Strong convictions, loosely held

Dear new developer,

When building a system, you’re going to be confronted with lots of decisions. Unless you are operating in a total vacuum, you’ll have to reach agreement with other people. This will lead to discussions and arguments, as all the people involved will bring their viewpoints and experience.

You should definitely participate, and bring your own experience and viewpoints.

However, everyone should pay attention to two things:

  • the usefulness of listening to everyone’s experience
  • the overarching goal to be achieved

The first is important because different experiences build a stronger solution, the same way a forest is more resilient than a field of wheat. But it’s also important because even if someone’s experience has no bearing to the problem at hand, if it is dismissed the person will have a harder time both contributing to the current problem’s solution (they won’t be bought in) and to issues in the future (when their experience might be more relevant).

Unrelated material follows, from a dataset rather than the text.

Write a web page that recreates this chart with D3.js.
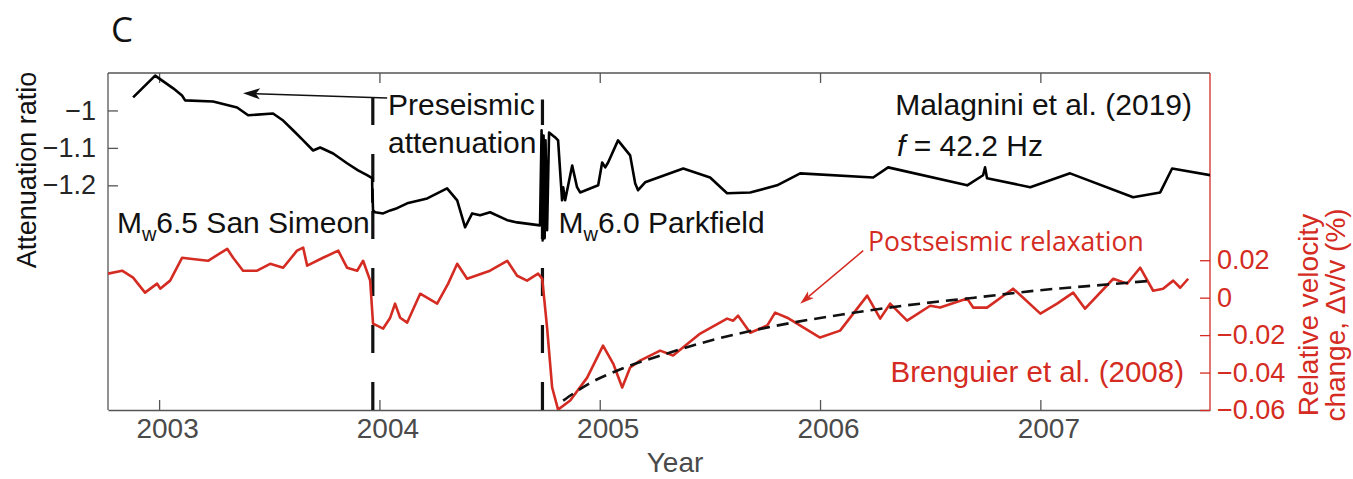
<!DOCTYPE html>
<html>
<head>
<meta charset="utf-8">
<script src="https://cdn.jsdelivr.net/npm/d3@7"></script>
<style>
  body { margin: 0; background: #fff; }
  svg { display: block; }
</style>
</head>
<body>
<svg id="chart" width="1353" height="479"></svg>
<script>
// Attenuation ratio, Malagnini et al. (2019), f = 42.2 Hz
const attYears = [
  2002.882, 2002.982, 2003.064, 2003.104, 2003.118, 2003.245, 2003.354, 2003.404,
  2003.517, 2003.563, 2003.608, 2003.654, 2003.699, 2003.731, 2003.790, 2003.853,
  2003.903, 2003.944, 2003.967, 2003.968, 2003.969, 2003.970, 2003.971, 2003.980,
  2004.017, 2004.049, 2004.080, 2004.126, 2004.217, 2004.307, 2004.353, 2004.389,
  2004.421, 2004.457, 2004.502, 2004.580, 2004.625, 2004.729, 2004.736, 2004.741,
  2004.745, 2004.750, 2004.754, 2004.761, 2004.770, 2004.798, 2004.811, 2004.829,
  2004.834, 2004.843, 2004.875, 2004.897, 2004.911, 2004.993, 2005.011, 2005.025,
  2005.038, 2005.083, 2005.138, 2005.161, 2005.174, 2005.206, 2005.379, 2005.501,
  2005.578, 2005.683, 2005.805, 2005.910, 2006.241, 2006.309, 2006.668, 2006.740,
  2006.749, 2006.758, 2006.954, 2007.135, 2007.421, 2007.544, 2007.598, 2007.771
];
const attValues = [
  -0.965, -0.907, -0.941, -0.960, -0.973, -0.976, -0.992, -1.013,
  -1.008, -1.027, -1.053, -1.080, -1.107, -1.099, -1.115, -1.141,
  -1.160, -1.173, -1.181, -1.245, -1.210, -1.250, -1.267, -1.272,
  -1.275, -1.267, -1.261, -1.248, -1.235, -1.208, -1.240, -1.312,
  -1.275, -1.280, -1.272, -1.293, -1.299, -1.307, -1.053, -1.347,
  -1.067, -1.341, -1.080, -1.320, -1.059, -1.072, -1.080, -1.240,
  -1.205, -1.240, -1.147, -1.205, -1.219, -1.200, -1.139, -1.152,
  -1.139, -1.080, -1.120, -1.195, -1.213, -1.192, -1.155, -1.179,
  -1.221, -1.219, -1.200, -1.168, -1.179, -1.152, -1.200, -1.173,
  -1.152, -1.181, -1.205, -1.168, -1.232, -1.219, -1.155, -1.173
];

// Relative velocity change dv/v (%), Brenguier et al. (2008)
const dvYears = [
  2002.768, 2002.832, 2002.882, 2002.936, 2002.991, 2003.005, 2003.050, 2003.104,
  2003.141, 2003.222, 2003.309, 2003.336, 2003.381, 2003.445, 2003.504, 2003.563,
  2003.626, 2003.654, 2003.672, 2003.744, 2003.813, 2003.853, 2003.899, 2003.926,
  2003.958, 2003.971, 2004.017, 2004.049, 2004.071, 2004.094, 2004.126, 2004.185,
  2004.262, 2004.312, 2004.353, 2004.398, 2004.502, 2004.580, 2004.625, 2004.670,
  2004.720, 2004.739, 2004.761, 2004.784, 2004.811, 2004.866, 2004.943, 2005.015,
  2005.061, 2005.102, 2005.138, 2005.183, 2005.274, 2005.333, 2005.456, 2005.578,
  2005.606, 2005.628, 2005.683, 2005.760, 2005.796, 2005.851, 2006.000, 2006.091,
  2006.214, 2006.273, 2006.318, 2006.395, 2006.500, 2006.545, 2006.668, 2006.695,
  2006.758, 2006.876, 2006.922, 2007.000, 2007.076, 2007.149, 2007.203, 2007.331,
  2007.394, 2007.453, 2007.512, 2007.557, 2007.603, 2007.635, 2007.671
];
const dvValues = [
  0.0128, 0.0144, 0.0107, 0.0027, 0.0075, 0.0048, 0.0091, 0.0213,
  0.0208, 0.0197, 0.0261, 0.0213, 0.0144, 0.0144, 0.0181, 0.0160,
  0.0251, 0.0267, 0.0171, 0.0213, 0.0251, 0.0160, 0.0144, 0.0197,
  0.0091, -0.0139, -0.0165, -0.0107, -0.0032, -0.0107, -0.0133, 0.0021,
  -0.0032, 0.0075, 0.0181, 0.0101, 0.0144, 0.0197, 0.0117, 0.0091,
  0.0128, 0.0101, -0.0160, -0.0480, -0.0598, -0.0549, -0.0427, -0.0256,
  -0.0352, -0.0480, -0.0373, -0.0336, -0.0283, -0.0309, -0.0192, -0.0112,
  -0.0123, -0.0096, -0.0187, -0.0149, -0.0080, -0.0107, -0.0213, -0.0176,
  0.0011, -0.0112, -0.0032, -0.0123, -0.0043, -0.0053, -0.0005, -0.0053,
  -0.0053, 0.0048, 0.0000, -0.0085, -0.0032, 0.0027, -0.0059, 0.0101,
  0.0075, 0.0160, 0.0037, 0.0048, 0.0091, 0.0053, 0.0101
];

// Postseismic relaxation fit after Parkfield
const fitYears = [2004.834, 2004.95, 2005.1, 2005.3, 2005.5, 2005.8, 2006.1, 2006.4, 2006.7, 2007.0, 2007.3, 2007.5];
const fitValues = [-0.055, -0.046, -0.038, -0.030, -0.023, -0.015, -0.009, -0.004, 0.000, 0.004, 0.007, 0.009];

// Earthquake dates (San Simeon, Parkfield)
const quakeYears = [2003.97, 2004.74];
const quakeNames = ["6.5 San Simeon", "6.0 Parkfield"];
const quakeTops = [-0.958, -0.971];

const yearTicks = [2003, 2004, 2005, 2006, 2007];
const attTicks = [-1.2, -1.1, -1];
const dvTicks = [-0.06, -0.04, -0.02, 0, 0.02];

const plotLeft = 108, plotRight = 1210, plotTop = 73, plotBottom = 410;
const RED = "#d42b22";
const AXIS = "#555";
const HELV = "'Liberation Sans', Arial, Helvetica, sans-serif";
const HUMAN = "'Open Sans', 'Noto Sans', sans-serif";

const svg = d3.select("#chart");

const x = d3.scaleLinear().domain([2002.768, 2007.77]).range([plotLeft, plotRight]);
const yAtt = d3.scaleLinear().domain([-1.8, -0.9]).range([plotBottom, plotTop]);
const yDv = d3.scaleLinear().domain([-0.06, 0.12]).range([plotBottom, plotTop]);

const minus = s => s.replace(/^-/, "\u2212");

svg.append("defs").append("clipPath").attr("id", "plotclip")
  .append("rect").attr("x", plotLeft).attr("y", plotTop - 2)
  .attr("width", plotRight - plotLeft).attr("height", plotBottom - plotTop + 2);

// Frame
svg.append("line").attr("x1", plotLeft).attr("x2", plotRight).attr("y1", plotTop).attr("y2", plotTop)
  .attr("stroke", AXIS).attr("stroke-width", 1.3);
svg.append("line").attr("x1", plotLeft).attr("x2", plotLeft).attr("y1", plotTop).attr("y2", plotBottom)
  .attr("stroke", AXIS).attr("stroke-width", 1.3);

// Bottom axis
const gx = svg.append("g").attr("transform", `translate(0,${plotBottom})`)
  .call(d3.axisBottom(x).tickValues(yearTicks).tickFormat(d3.format("d"))
    .tickSizeInner(-10).tickSizeOuter(0).tickPadding(8));
gx.select(".domain").attr("stroke", AXIS).attr("stroke-width", 1.3);
gx.selectAll(".tick line").attr("stroke", AXIS).attr("stroke-width", 1.3);
gx.selectAll(".tick text").attr("fill", "#4a4a4a").attr("dx", 8)
  .style("font-family", HELV).style("font-size", "28px");

// Top axis (ticks only)
const gt = svg.append("g").attr("transform", `translate(0,${plotTop})`)
  .call(d3.axisTop(x).tickValues(yearTicks).tickFormat("").tickSizeInner(-10).tickSizeOuter(0));
gt.select(".domain").remove();
gt.selectAll(".tick line").attr("stroke", AXIS).attr("stroke-width", 1.3);

// Left axis
const gl = svg.append("g").attr("transform", `translate(${plotLeft},0)`)
  .call(d3.axisLeft(yAtt).tickValues(attTicks).tickFormat(d => minus(d3.format("")(d)))
    .tickSizeInner(-10).tickSizeOuter(0).tickPadding(12));
gl.select(".domain").remove();
gl.selectAll(".tick line").attr("stroke", AXIS).attr("stroke-width", 1.3);
gl.selectAll(".tick text").attr("fill", "#262626").style("font-family", HELV).style("font-size", "27px");

// Right axis (red)
const gr = svg.append("g").attr("transform", `translate(${plotRight},0)`)
  .call(d3.axisRight(yDv).tickValues(dvTicks).tickFormat(d => minus(d3.format("")(d)))
    .tickSizeInner(-10).tickSizeOuter(0).tickPadding(7));
gr.select(".domain").remove();
svg.append("line").attr("x1", plotRight).attr("x2", plotRight).attr("y1", plotTop).attr("y2", plotBottom)
  .attr("stroke", RED).attr("stroke-width", 1.3);
gr.selectAll(".tick line").attr("stroke", RED).attr("stroke-width", 1.3);
gr.selectAll(".tick text").attr("fill", RED).style("font-family", HELV).style("font-size", "27px");

// Axis titles
svg.append("text").attr("transform", `translate(36,170) rotate(-90)`)
  .attr("text-anchor", "middle").attr("fill", "#111")
  .style("font-family", HELV).style("font-size", "27px").text("Attenuation ratio");
svg.append("text").attr("transform", `translate(1318,315) rotate(-90)`)
  .attr("text-anchor", "middle").attr("fill", RED)
  .style("font-family", HELV).style("font-size", "28px").text("Relative velocity");
svg.append("text").attr("transform", `translate(1345,315) rotate(-90)`)
  .attr("text-anchor", "middle").attr("fill", RED)
  .style("font-family", HELV).style("font-size", "28px").text("change, \u0394v/v (%)");
svg.append("text").attr("x", 675).attr("y", 472)
  .attr("text-anchor", "middle").attr("fill", "#4a4a4a")
  .style("font-family", HELV).style("font-size", "28px").text("Year");

// Panel letter
svg.append("text").attr("x", 111).attr("y", 42).attr("fill", "#111")
  .style("font-family", HUMAN).style("font-size", "35px").text("C");

const plot = svg.append("g").attr("clip-path", "url(#plotclip)");

// Earthquake dashed markers (drawn from the bottom up)
plot.selectAll("line.quake").data(quakeYears).join("line").attr("class", "quake")
  .attr("x1", d => x(d)).attr("x2", d => x(d))
  .attr("y1", yAtt(-1.8)).attr("y2", (d, i) => yAtt(quakeTops[i]))
  .attr("stroke", "#111").attr("stroke-width", 3.2).attr("stroke-dasharray", "28,29");

// Relative velocity change
const dvLine = d3.line().x((d, i) => x(dvYears[i])).y(d => yDv(d));
plot.append("path").datum(dvValues).attr("d", dvLine)
  .attr("fill", "none").attr("stroke", RED).attr("stroke-width", 2.6)
  .attr("stroke-linejoin", "round");

// Relaxation fit
const fitLine = d3.line().curve(d3.curveMonotoneX).x((d, i) => x(fitYears[i])).y(d => yDv(d));
plot.append("path").datum(fitValues).attr("d", fitLine)
  .attr("fill", "none").attr("stroke", "#111").attr("stroke-width", 2.6)
  .attr("stroke-dasharray", "12,7");

// Attenuation ratio
const attLine = d3.line().x((d, i) => x(attYears[i])).y(d => yAtt(d));
plot.append("path").datum(attValues).attr("d", attLine)
  .attr("fill", "none").attr("stroke", "#000").attr("stroke-width", 2.6)
  .attr("stroke-linejoin", "round");

// Annotation arrows
function arrow(x1, y1, x2, y2, color, w, headLen, headHalf) {
  const ang = Math.atan2(y2 - y1, x2 - x1);
  const bx = x2 - headLen * Math.cos(ang), by = y2 - headLen * Math.sin(ang);
  const nx = -Math.sin(ang), ny = Math.cos(ang);
  const mx = x2 - headLen * 0.75 * Math.cos(ang), my = y2 - headLen * 0.75 * Math.sin(ang);
  svg.append("line").attr("x1", x1).attr("y1", y1).attr("x2", mx).attr("y2", my)
    .attr("stroke", color).attr("stroke-width", w);
  svg.append("path")
    .attr("d", `M${x2},${y2}L${bx + nx * headHalf},${by + ny * headHalf}L${mx},${my}L${bx - nx * headHalf},${by - ny * headHalf}Z`)
    .attr("fill", color);
}
arrow(x(2004.035), yAtt(-0.967), x(2003.381), yAtt(-0.954), "#111", 1.5, 17, 5.5);
arrow(x(2006.196), yDv(0.0251), x(2005.91), yDv(-0.0032), RED, 1.5, 14, 4.5);

// Text annotations
const ann = (tx, ty, txt, color, family, size, anchor) =>
  svg.append("text").attr("x", tx).attr("y", ty).attr("fill", color)
    .attr("text-anchor", anchor || "start")
    .style("font-family", family).style("font-size", size + "px").text(txt);

ann(388, 115, "Preseismic", "#111", HELV, 30);
ann(388, 153, "attenuation", "#111", HELV, 30);
ann(1192, 115, "Malagnini et al. (2019)", "#111", HELV, 30, "end");

const fText = svg.append("text").attr("x", 897).attr("y", 156).attr("fill", "#111")
  .style("font-family", HELV).style("font-size", "30px");
fText.append("tspan").style("font-style", "italic").text("f");
fText.append("tspan").text(" = 42.2 Hz");

quakeYears.forEach((q, i) => {
  const t = svg.append("text").attr("y", 233).attr("fill", "#111")
    .style("font-family", HELV).style("font-size", "30px");
  if (i === 0) t.attr("x", x(q) - 3).attr("text-anchor", "end");
  else t.attr("x", x(q) + 16);
  t.append("tspan").text("M");
  t.append("tspan").attr("dy", 8).style("font-size", "20px").text("w");
  t.append("tspan").attr("dy", -8).text(quakeNames[i]);
});

ann(868, 251, "Postseismic relaxation", RED, HUMAN, 26.5);
ann(1184, 382, "Brenguier et al. (2008)", RED, HELV, 29.5, "end");
</script>
</body>
</html>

The second is the right way to guide the conversation and to steer it towards success. No project or problem ever exists in isolation. It’s worthwhile to examine all the big decisions, and many of the smaller ones, in the context of the overarching goal. (Heck, there are some times when it is worthwhile to make sure you are working toward the correct overarching goal.)

When you listen to everyone and focus on the higher goal, good things happen. One especially good thing is that you may change your mind. The right way to do that is to argue as passionately as you can for your point of view (have a strong conviction), but not lose sight of the fact that you may be incorrect (loosely held). And if you are, then everyone benefits when you acknowledge the better solution and move forward with it.